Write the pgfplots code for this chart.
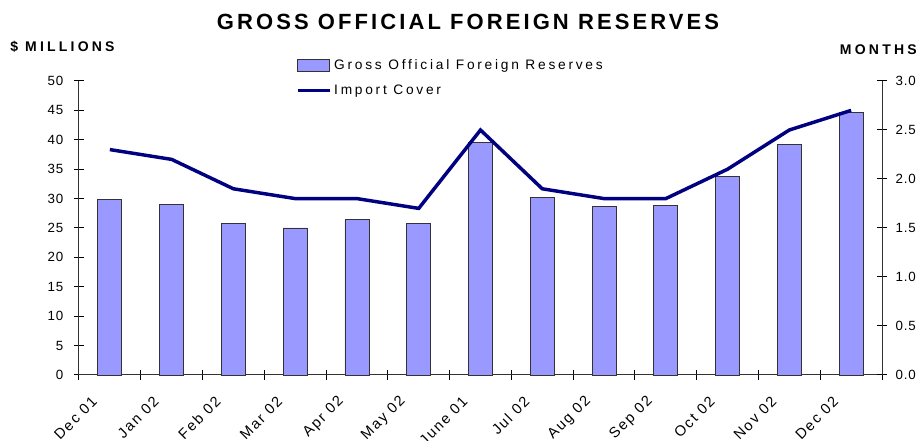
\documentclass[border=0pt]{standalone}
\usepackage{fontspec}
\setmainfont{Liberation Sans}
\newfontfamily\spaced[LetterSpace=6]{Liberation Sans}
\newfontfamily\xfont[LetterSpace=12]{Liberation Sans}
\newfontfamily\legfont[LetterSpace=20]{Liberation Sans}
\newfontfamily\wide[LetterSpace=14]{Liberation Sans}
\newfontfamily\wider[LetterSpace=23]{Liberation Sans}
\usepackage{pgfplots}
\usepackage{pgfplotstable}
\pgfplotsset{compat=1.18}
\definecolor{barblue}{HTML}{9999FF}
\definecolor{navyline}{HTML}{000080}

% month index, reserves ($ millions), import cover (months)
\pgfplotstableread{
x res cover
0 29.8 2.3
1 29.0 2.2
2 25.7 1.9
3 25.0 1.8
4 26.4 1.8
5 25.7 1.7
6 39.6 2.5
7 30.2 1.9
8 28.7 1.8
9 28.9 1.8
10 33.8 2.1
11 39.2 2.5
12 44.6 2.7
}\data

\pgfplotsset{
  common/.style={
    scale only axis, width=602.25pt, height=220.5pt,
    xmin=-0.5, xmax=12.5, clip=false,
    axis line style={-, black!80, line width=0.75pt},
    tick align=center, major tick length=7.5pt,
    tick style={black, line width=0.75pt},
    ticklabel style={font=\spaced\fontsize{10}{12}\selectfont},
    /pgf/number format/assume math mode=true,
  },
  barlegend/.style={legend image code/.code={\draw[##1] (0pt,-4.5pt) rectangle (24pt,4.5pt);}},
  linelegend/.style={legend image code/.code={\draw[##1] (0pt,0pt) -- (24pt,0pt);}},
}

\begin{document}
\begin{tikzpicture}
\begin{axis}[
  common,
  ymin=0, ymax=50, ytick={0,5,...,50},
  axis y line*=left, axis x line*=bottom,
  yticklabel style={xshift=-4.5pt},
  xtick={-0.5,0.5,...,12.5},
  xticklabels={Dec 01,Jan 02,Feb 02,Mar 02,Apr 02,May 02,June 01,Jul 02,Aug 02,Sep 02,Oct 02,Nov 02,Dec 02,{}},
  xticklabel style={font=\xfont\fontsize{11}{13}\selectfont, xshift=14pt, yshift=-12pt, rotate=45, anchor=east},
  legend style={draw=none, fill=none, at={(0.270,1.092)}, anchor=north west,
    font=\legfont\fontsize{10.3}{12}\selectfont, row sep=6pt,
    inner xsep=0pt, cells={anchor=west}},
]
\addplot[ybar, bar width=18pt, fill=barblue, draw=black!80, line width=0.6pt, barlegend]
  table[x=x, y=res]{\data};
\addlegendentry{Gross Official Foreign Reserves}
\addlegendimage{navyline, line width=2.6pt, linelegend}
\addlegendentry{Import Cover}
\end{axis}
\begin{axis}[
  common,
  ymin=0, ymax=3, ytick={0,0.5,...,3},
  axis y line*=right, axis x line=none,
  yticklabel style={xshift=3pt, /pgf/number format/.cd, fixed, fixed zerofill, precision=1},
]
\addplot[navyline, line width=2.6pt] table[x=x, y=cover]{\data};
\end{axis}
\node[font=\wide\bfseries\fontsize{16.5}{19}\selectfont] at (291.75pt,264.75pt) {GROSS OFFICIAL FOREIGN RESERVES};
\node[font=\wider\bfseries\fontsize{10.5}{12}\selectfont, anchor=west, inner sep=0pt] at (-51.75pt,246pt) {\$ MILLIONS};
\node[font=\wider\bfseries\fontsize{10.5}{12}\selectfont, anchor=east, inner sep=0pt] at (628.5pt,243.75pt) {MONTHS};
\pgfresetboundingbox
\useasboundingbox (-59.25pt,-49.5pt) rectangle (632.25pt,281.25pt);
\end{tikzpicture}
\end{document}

........

**Objective**
Reproduce the listing exactly. Leave its pictures out.

**Task answer**
Write the pgfplots code for this chart.
\documentclass[border=0pt]{standalone}
\usepackage{fontspec}
\setmainfont{Liberation Sans}
\newfontfamily\spaced[LetterSpace=6]{Liberation Sans}
\newfontfamily\xfont[LetterSpace=12]{Liberation Sans}
\newfontfamily\legfont[LetterSpace=20]{Liberation Sans}
\newfontfamily\wide[LetterSpace=14]{Liberation Sans}
\newfontfamily\wider[LetterSpace=23]{Liberation Sans}
\usepackage{pgfplots}
\usepackage{pgfplotstable}
\pgfplotsset{compat=1.18}
\definecolor{barblue}{HTML}{9999FF}
\definecolor{navyline}{HTML}{000080}

% month index, reserves ($ millions), import cover (months)
\pgfplotstableread{
x res cover
0 29.8 2.3
1 29.0 2.2
2 25.7 1.9
3 25.0 1.8
4 26.4 1.8
5 25.7 1.7
6 39.6 2.5
7 30.2 1.9
8 28.7 1.8
9 28.9 1.8
10 33.8 2.1
11 39.2 2.5
12 44.6 2.7
}\data

\pgfplotsset{
  common/.style={
    scale only axis, width=602.25pt, height=220.5pt,
    xmin=-0.5, xmax=12.5, clip=false,
    axis line style={-, black!80, line width=0.75pt},
    tick align=center, major tick length=7.5pt,
    tick style={black, line width=0.75pt},
    ticklabel style={font=\spaced\fontsize{10}{12}\selectfont},
    /pgf/number format/assume math mode=true,
  },
  barlegend/.style={legend image code/.code={\draw[##1] (0pt,-4.5pt) rectangle (24pt,4.5pt);}},
  linelegend/.style={legend image code/.code={\draw[##1] (0pt,0pt) -- (24pt,0pt);}},
}

\begin{document}
\begin{tikzpicture}
\begin{axis}[
  common,
  ymin=0, ymax=50, ytick={0,5,...,50},
  axis y line*=left, axis x line*=bottom,
  yticklabel style={xshift=-4.5pt},
  xtick={-0.5,0.5,...,12.5},
  xticklabels={Dec 01,Jan 02,Feb 02,Mar 02,Apr 02,May 02,June 01,Jul 02,Aug 02,Sep 02,Oct 02,Nov 02,Dec 02,{}},
  xticklabel style={font=\xfont\fontsize{11}{13}\selectfont, xshift=14pt, yshift=-12pt, rotate=45, anchor=east},
  legend style={draw=none, fill=none, at={(0.270,1.092)}, anchor=north west,
    font=\legfont\fontsize{10.3}{12}\selectfont, row sep=6pt,
    inner xsep=0pt, cells={anchor=west}},
]
\addplot[ybar, bar width=18pt, fill=barblue, draw=black!80, line width=0.6pt, barlegend]
  table[x=x, y=res]{\data};
\addlegendentry{Gross Official Foreign Reserves}
\addlegendimage{navyline, line width=2.6pt, linelegend}
\addlegendentry{Import Cover}
\end{axis}
\begin{axis}[
  common,
  ymin=0, ymax=3, ytick={0,0.5,...,3},
  axis y line*=right, axis x line=none,
  yticklabel style={xshift=3pt, /pgf/number format/.cd, fixed, fixed zerofill, precision=1},
]
\addplot[navyline, line width=2.6pt] table[x=x, y=cover]{\data};
\end{axis}
\node[font=\wide\bfseries\fontsize{16.5}{19}\selectfont] at (291.75pt,264.75pt) {GROSS OFFICIAL FOREIGN RESERVES};
\node[font=\wider\bfseries\fontsize{10.5}{12}\selectfont, anchor=west, inner sep=0pt] at (-51.75pt,246pt) {\$ MILLIONS};
\node[font=\wider\bfseries\fontsize{10.5}{12}\selectfont, anchor=east, inner sep=0pt] at (628.5pt,243.75pt) {MONTHS};
\pgfresetboundingbox
\useasboundingbox (-59.25pt,-49.5pt) rectangle (632.25pt,281.25pt);
\end{tikzpicture}
\end{document}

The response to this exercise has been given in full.